By Alexandra Ulmer and Diego Oré
CARACAS (Reuters) – Venezuelan opposition leader and two-time presidential candidate Henrique Capriles said on Friday he has been banned from holding political office for 15 years, amid what critics say is a crackdown on dissent by the leftist government.
Over the last few days, authorities have accused Capriles of fomenting violence and bloodshed by leading protests against unpopular President Nicolas Maduro.
A ban on holding office would prevent Capriles from running for president again in elections currently scheduled for late 2018.
“URGENT: I inform the country and international public opinion that I am being notified at this very moment of a BAN for 15 years,” tweeted Capriles, who is currently the governor of the central coastal state of Miranda.
There was no immediate comment from authorities.
The Capriles decision will likely stoke tensions in Venezuela, where more than 100 political prisoners are now being held, according to the opposition and rights groups.
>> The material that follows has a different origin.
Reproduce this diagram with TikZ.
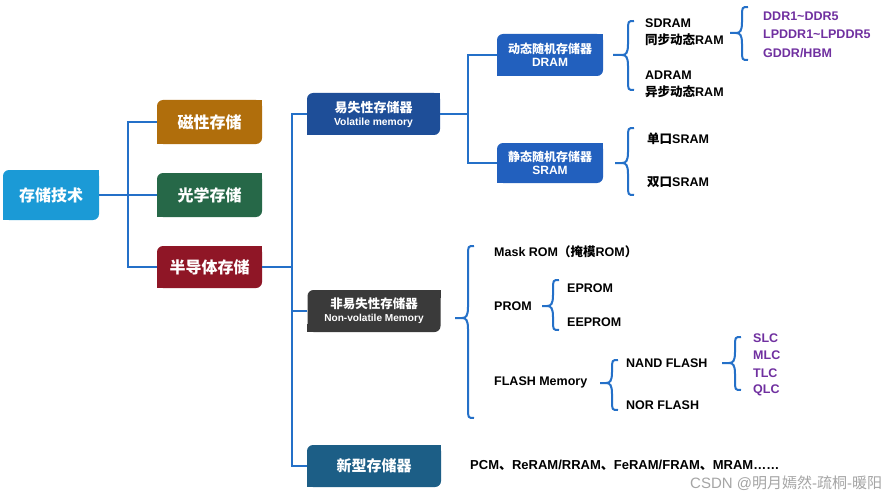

Fellow opposition leader Leopoldo Lopez, Venezuela’s best-known prisoner, was himself barred from office in 2008, when he was the popular mayor of a Caracas district.
Lopez had been expected to challenge late leader Hugo Chavez in the 2012 presidential election but handed the baton over to Capriles, who lost that vote and another against Maduro in 2013 after Chavez’s death.
Maduro’s government has said that a U.S.-backed business elite is responsible for Venezuela’s economic downturn and that it is trying to foment a coup to impose right-wing rule.
“Mr. Capriles, you’re trying to ignite the country,” Socialist Party official Freddy Bernal said during a government rally on Thursday.
“You’re looking for deaths. Don’t then come like a sissy saying that you’re a political prisoner. Don’t then come crying that you’re being persecuted.”
Thousands of Maduro opponents marched on Thursday to protest a decision by the administration-leaning top court to assume control of the opposition-led congress in what demonstrators said was a lurch toward dictatorship.
While the widely condemned decision was quickly overturned, the opposition has stepped up street protests against Maduro, even though such demonstrations have achieved little in the past.